Docs for agents
AI agents — tools like Cursor, GitHub Copilot, and Claude Code — can answer questions about Cloudflare products, generate configuration, and call Cloudflare APIs on your behalf. Cloudflare documentation provides content in agent-friendly formats, agent skills, and MCP servers so your AI agent can look up documentation and interact with Cloudflare services directly.
This page explains the available approaches and how to set them up.
These resources cover different aspects of using AI agents with Cloudflare documentation. Start with the one most relevant to you:
Agent skills ↗ are structured, task-specific instructions that AI tools load on demand — for example, a skill might teach your agent how to deploy a Cloudflare Worker or configure a WAF (Web Application Firewall) rule. Skills give your agent Cloudflare-specific instructions it would not otherwise have. Cloudflare publishes skills covering Workers, storage, AI, networking, security, and more in the Cloudflare Skills repository ↗.
Each agent has its own installation method for skills.
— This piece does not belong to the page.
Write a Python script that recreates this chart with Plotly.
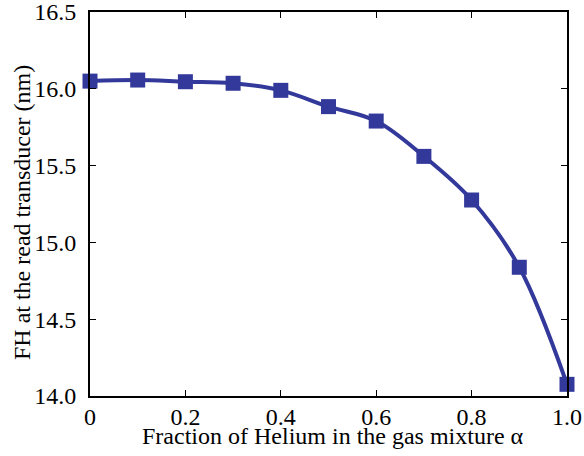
import plotly.graph_objects as go

alpha = [0.0, 0.1, 0.2, 0.3, 0.4, 0.5, 0.6, 0.7, 0.8, 0.9, 1.0]
fh = [16.05, 16.057, 16.046, 16.036, 15.99, 15.884, 15.79, 15.56, 15.276, 14.838, 14.076]

x_tickvals = [0, 0.2, 0.4, 0.6, 0.8, 1.0]
x_ticktext = ["0", "0.2", "0.4", "0.6", "0.8", "1.0"]
y_tickvals = [14.0, 14.5, 15.0, 15.5, 16.0, 16.5]
y_ticktext = ["14.0", "14.5", "15.0", "15.5", "16.0", "16.5"]
x_title = "Fraction of Helium in the gas mixture α"
y_title = "FH at the read transducer (nm)"

color = "#33399a"
serif = "Liberation Serif, Times New Roman, Times, serif"

fig = go.Figure()
fig.add_trace(go.Scatter(
    x=alpha, y=fh, mode="lines+markers",
    line=dict(color=color, width=4, shape="spline", smoothing=1.0),
    marker=dict(symbol="square", size=15, color=color),
    cliponaxis=False,
))

axis_common = dict(
    showgrid=False, zeroline=False, showline=True, linecolor="black", linewidth=2,
    mirror="ticks", ticks="inside", ticklen=6, tickwidth=1, tickcolor="black",
    ticklabeloverflow="allow", automargin=False,
    tickfont=dict(family=serif, size=24, color="black"),
)

fig.update_layout(
    width=584, height=456,
    margin=dict(l=90, r=17, t=12, b=60),
    paper_bgcolor="white", plot_bgcolor="white",
    showlegend=False,
    font=dict(family=serif, size=24, color="black"),
    xaxis=dict(range=[0, 1], tickvals=x_tickvals, ticktext=x_ticktext,
               ticklabelstandoff=-2, **axis_common),
    yaxis=dict(range=[14.0, 16.5], tickvals=y_tickvals, ticktext=y_ticktext,
               ticklabelstandoff=7, **axis_common),
    annotations=[
        dict(text=x_title, xref="paper", yref="paper", x=0.51, y=-0.104,
             xanchor="center", yanchor="middle", showarrow=False,
             font=dict(family=serif, size=24, color="black")),
        dict(text=y_title, xref="paper", yref="paper", x=-0.1426, y=0.479,
             xanchor="center", yanchor="middle", showarrow=False, textangle=-90,
             font=dict(family=serif, size=24, color="black")),
    ],
)

fig.write_html("out.html", config={"displayModeBar": False},
               post_script="document.body.style.margin='0';")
Refer to Agent setup for installation instructions.
The Model Context Protocol ↗ (MCP) is an open standard that defines how AI tools connect to external tools, data, and services. An MCP server is an application that exposes specific capabilities. When you connect one to your agent, the agent can use those capabilities as part of its workflow (for example, searching documentation, creating DNS records, or deploying Workers).
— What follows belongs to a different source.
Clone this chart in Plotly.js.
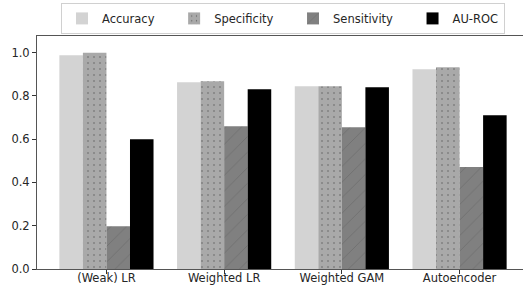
<!DOCTYPE html>
<html>
<head>
<meta charset="utf-8">
<script src="https://cdn.plot.ly/plotly-3.0.1.min.js"></script>
<style>
html, body { margin: 0; padding: 0; overflow: hidden; background: #fff; }
#chart { width: 530px; height: 286px; }
</style>
</head>
<body>
<div id="chart"></div>
<script>
const categories = ["(Weak) LR", "Weighted LR", "Weighted GAM", "Autoencoder"];
const accuracy    = [0.988, 0.863, 0.845, 0.923];
const specificity = [1.000, 0.868, 0.845, 0.932];
const sensitivity = [0.198, 0.660, 0.655, 0.471];
const auroc       = [0.600, 0.831, 0.840, 0.711];
const seriesNames = ["Accuracy", "Specificity", "Sensitivity", "AU-ROC"];
const yTicks = [0, 0.2, 0.4, 0.6, 0.8, 1.0];
const yTickText = ["0.0", "0.2", "0.4", "0.6", "0.8", "1.0"];

const xIdx = categories.map((_, i) => i);
// trailing non-breaking spaces widen the legend entries like the reference
const pad = "\u00a0\u00a0\u00a0\u00a0";

const traces = [
  {
    type: "bar", name: seriesNames[0] + pad, x: xIdx, y: accuracy,
    marker: { color: "#d3d3d3", line: { width: 0 } }
  },
  {
    type: "bar", name: seriesNames[1] + pad, x: xIdx, y: specificity,
    marker: { color: "#a9a9a9", line: { width: 0 },
      pattern: { shape: ".", fgcolor: "#111111", bgcolor: "#a9a9a9", size: 6, solidity: 0.05, fillmode: "overlay" } }
  },
  {
    type: "bar", name: seriesNames[2] + pad, x: xIdx, y: sensitivity,
    marker: { color: "#808080", line: { width: 0 },
      pattern: { shape: "/", fgcolor: "#5e5e5e", bgcolor: "#808080", size: 11, solidity: 0.08, fillmode: "overlay" } }
  },
  {
    type: "bar", name: seriesNames[3], x: xIdx, y: auroc,
    marker: { color: "#000000", line: { width: 0 } }
  }
];

const layout = {
  width: 530, height: 286,
  margin: { l: 37, r: 1, t: 36, b: 17, pad: 0 },
  paper_bgcolor: "#ffffff", plot_bgcolor: "#ffffff",
  font: { family: "DejaVu Sans", size: 11.5, color: "#262626" },
  barmode: "group", bargap: 0.2, bargroupgap: 0,
  showlegend: true,
  legend: {
    orientation: "h", x: 0.5, xanchor: "center", y: 1.142, yanchor: "top",
    bordercolor: "#d0d0d0", borderwidth: 1, bgcolor: "#ffffff",
    font: { family: "DejaVu Sans", size: 11.5, color: "#262626" },
    traceorder: "normal"
  },
  xaxis: {
    range: [-0.59, 3.59], tickmode: "array", tickvals: xIdx, ticktext: categories,
    showgrid: false, zeroline: false, showline: true, linecolor: "#555555", linewidth: 1, mirror: true,
    ticks: "outside", ticklen: 4, tickwidth: 1, tickcolor: "#333333", ticklabelstandoff: -6, fixedrange: true
  },
  yaxis: {
    range: [0, 1.077], tickmode: "array", tickvals: yTicks, ticktext: yTickText,
    showgrid: false, zeroline: false, showline: true, linecolor: "#555555", linewidth: 1, mirror: true,
    ticks: "outside", ticklen: 4, tickwidth: 1, tickcolor: "#333333", fixedrange: true
  }
};

Plotly.newPlot("chart", traces, layout, { displayModeBar: false, staticPlot: true });
</script>
</body>
</html>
Cloudflare runs managed remote MCP servers that give your agent the ability to search documentation, call the Cloudflare API, and query logs and analytics while it works.
There are two approaches:
- Code Mode: A single MCP server that covers the entire Cloudflare API (over 2,500 endpoints). Use this when your agent needs broad access across multiple Cloudflare products.
- Domain-specific servers: Focused servers for documentation, observability, DNS analytics, and more. Use these when your agent only needs access to a specific area. The full catalog is in the cloudflare/mcp-server-cloudflare ↗ repository.
Each agent's Agent setup guide includes MCP server installation as part of its Quick start. For the full list of available MCP servers, refer to MCP servers for Cloudflare.
AI agents use large language models (LLMs) to understand your requests and generate responses. The model affects response quality, speed, and cost. How many models you can choose from depends on the agent:
- Locked: Only the vendor's own models are supported.
- BYOK (Bring Your Own Key): You supply your own API key for the model provider of your choice.
- Multi-provider: Several model providers are supported out of the box.
How the agent retains information about your project between conversations affects how much your agent remembers between sessions:
- Project memory: The agent remembers context across sessions using stored files or memory.
- Indexed codebase: The agent builds a searchable index of your repository for fast lookups.
Each supported agent has a dedicated setup guide covering installation, skills, MCP server configuration, example prompts, tips, and troubleshooting.
Get startedAI tools work better with Markdown than HTML because Markdown's explicit structure has less overhead than HTML tags, which reduces wasted tokens (the units of text that AI models process) and produces better results.
Every documentation page is available as Markdown using any of the following methods, powered by Markdown for Agents.
On any documentation page, select Copy as Markdown to copy the current page as Markdown.
Add /index.md to the end of any page URL. For example:
https://developers.cloudflare.com/workers/get-started/index.mdRequest any page with the Accept: text/markdown header, which tells the server you prefer Markdown instead of HTML:
curl "https://developers.cloudflare.com/workers/get-started/" \ --header "Accept: text/markdown"The response includes an x-markdown-tokens header with an estimated token count for the document, useful for context window planning (a context window is the maximum number of tokens an AI model can consider at once).
These endpoints follow the llms.txt standard ↗ and provide documentation content in Markdown format:
| Endpoint | Description |
|---|---|
/llms.txt | Page index grouped by product category, with links to each product's own llms.txt |
/llms-full.txt | Full content of all documentation in a single file, for offline indexing, bulk vectorization (converting content into numerical representations for similarity search), or large-context models |
Each product has its own scoped llms.txt and llms-full.txt. Use these when you only need documentation for a specific product.
| Endpoint | Description |
|---|---|
/workers/llms.txt | Page index for Workers documentation |
/workers/llms-full.txt | Full content of all Workers documentation pages |
Replace /workers/ with any product path. For the full list of available products, refer to /llms.txt.
An OpenAPI specification ↗ is a machine-readable description of an API — it lists every available endpoint, the parameters each one accepts, and the responses it returns. When you add this to your AI tool's context, the tool can generate API calls to Cloudflare services without you having to look up the documentation manually.
The full Cloudflare API OpenAPI specification is available for AI coding tools, API clients, and code generators:
| Endpoint | Description |
|---|---|
cloudflare/api-schemas ↗ | Full Cloudflare API OpenAPI specification (JSON) |
For the full API reference, refer to the Cloudflare API documentation.